§ **Goal of the exercise**
Please print exactly the lines below, from the start of the material up to and including the line with "import plotly.graph_objects as go", but none of the pictures.

---

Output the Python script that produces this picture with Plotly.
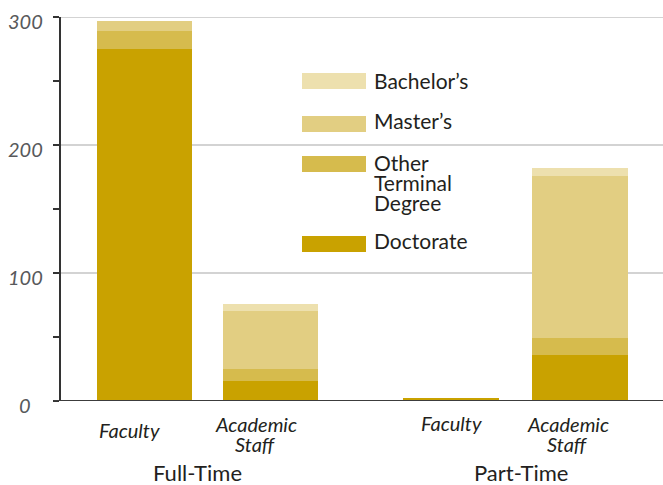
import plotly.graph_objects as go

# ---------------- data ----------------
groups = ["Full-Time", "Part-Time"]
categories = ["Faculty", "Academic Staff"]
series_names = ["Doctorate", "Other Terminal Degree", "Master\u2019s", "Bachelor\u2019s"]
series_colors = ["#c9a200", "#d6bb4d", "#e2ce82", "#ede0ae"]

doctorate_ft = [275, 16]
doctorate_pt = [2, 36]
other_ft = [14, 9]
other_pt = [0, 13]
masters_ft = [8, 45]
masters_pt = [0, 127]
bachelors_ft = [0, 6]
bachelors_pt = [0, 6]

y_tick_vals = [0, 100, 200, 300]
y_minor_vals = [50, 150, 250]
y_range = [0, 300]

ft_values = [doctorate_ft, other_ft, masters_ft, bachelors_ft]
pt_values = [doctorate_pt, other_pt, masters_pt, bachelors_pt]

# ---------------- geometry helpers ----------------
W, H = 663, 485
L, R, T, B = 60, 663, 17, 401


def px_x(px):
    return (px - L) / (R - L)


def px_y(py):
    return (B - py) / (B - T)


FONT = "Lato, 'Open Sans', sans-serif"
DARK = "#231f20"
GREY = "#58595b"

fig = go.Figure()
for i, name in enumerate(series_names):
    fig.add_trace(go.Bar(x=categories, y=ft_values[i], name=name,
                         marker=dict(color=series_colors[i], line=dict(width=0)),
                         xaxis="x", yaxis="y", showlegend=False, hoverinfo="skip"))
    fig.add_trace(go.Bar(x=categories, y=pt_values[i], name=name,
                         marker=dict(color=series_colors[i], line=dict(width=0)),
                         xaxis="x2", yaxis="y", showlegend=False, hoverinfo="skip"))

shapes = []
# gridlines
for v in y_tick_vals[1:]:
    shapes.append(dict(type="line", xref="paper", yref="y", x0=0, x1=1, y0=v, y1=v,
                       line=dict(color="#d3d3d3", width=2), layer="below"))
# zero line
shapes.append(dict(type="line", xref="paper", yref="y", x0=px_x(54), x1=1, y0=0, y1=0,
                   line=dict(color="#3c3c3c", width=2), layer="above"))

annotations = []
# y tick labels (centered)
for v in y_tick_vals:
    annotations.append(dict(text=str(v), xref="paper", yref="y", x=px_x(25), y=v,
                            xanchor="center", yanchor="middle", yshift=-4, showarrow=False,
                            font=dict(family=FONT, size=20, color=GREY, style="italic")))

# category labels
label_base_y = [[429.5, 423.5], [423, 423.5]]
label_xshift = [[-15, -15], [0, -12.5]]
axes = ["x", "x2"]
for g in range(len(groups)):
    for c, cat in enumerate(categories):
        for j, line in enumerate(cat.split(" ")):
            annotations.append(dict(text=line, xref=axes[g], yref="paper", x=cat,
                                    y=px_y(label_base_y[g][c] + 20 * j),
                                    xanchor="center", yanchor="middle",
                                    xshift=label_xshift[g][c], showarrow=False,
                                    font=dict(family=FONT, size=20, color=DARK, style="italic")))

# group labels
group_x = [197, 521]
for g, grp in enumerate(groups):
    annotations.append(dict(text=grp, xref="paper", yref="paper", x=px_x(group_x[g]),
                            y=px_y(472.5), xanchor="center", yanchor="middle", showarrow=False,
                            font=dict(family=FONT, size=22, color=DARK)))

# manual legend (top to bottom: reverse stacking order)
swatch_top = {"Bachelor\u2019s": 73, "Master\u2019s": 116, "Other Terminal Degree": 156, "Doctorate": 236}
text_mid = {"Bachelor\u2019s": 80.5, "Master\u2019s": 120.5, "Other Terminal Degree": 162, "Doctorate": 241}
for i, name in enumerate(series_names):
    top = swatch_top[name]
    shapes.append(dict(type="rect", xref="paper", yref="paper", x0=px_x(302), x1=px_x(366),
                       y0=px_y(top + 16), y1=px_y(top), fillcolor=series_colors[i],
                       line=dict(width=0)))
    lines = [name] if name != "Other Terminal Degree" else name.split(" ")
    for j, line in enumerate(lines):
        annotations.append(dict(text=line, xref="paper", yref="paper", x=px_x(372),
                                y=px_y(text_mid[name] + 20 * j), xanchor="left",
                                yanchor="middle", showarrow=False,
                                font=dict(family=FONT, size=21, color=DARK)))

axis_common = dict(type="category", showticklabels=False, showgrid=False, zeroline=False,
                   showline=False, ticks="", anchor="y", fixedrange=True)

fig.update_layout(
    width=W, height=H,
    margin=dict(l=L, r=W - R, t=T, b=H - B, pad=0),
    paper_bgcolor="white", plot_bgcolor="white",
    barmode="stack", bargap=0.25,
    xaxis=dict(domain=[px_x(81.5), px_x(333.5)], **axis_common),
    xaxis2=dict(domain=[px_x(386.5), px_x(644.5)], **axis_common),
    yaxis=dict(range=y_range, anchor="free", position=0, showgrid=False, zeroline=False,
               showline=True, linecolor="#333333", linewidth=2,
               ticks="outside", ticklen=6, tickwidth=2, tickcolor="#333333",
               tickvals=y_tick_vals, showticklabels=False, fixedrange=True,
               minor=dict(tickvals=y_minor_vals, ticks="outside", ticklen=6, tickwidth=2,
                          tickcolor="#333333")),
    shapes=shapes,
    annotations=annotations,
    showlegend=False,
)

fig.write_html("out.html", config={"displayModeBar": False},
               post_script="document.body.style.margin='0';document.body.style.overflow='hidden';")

---

§ **Worked answer**
Output the Python script that produces this picture with Plotly.
import plotly.graph_objects as go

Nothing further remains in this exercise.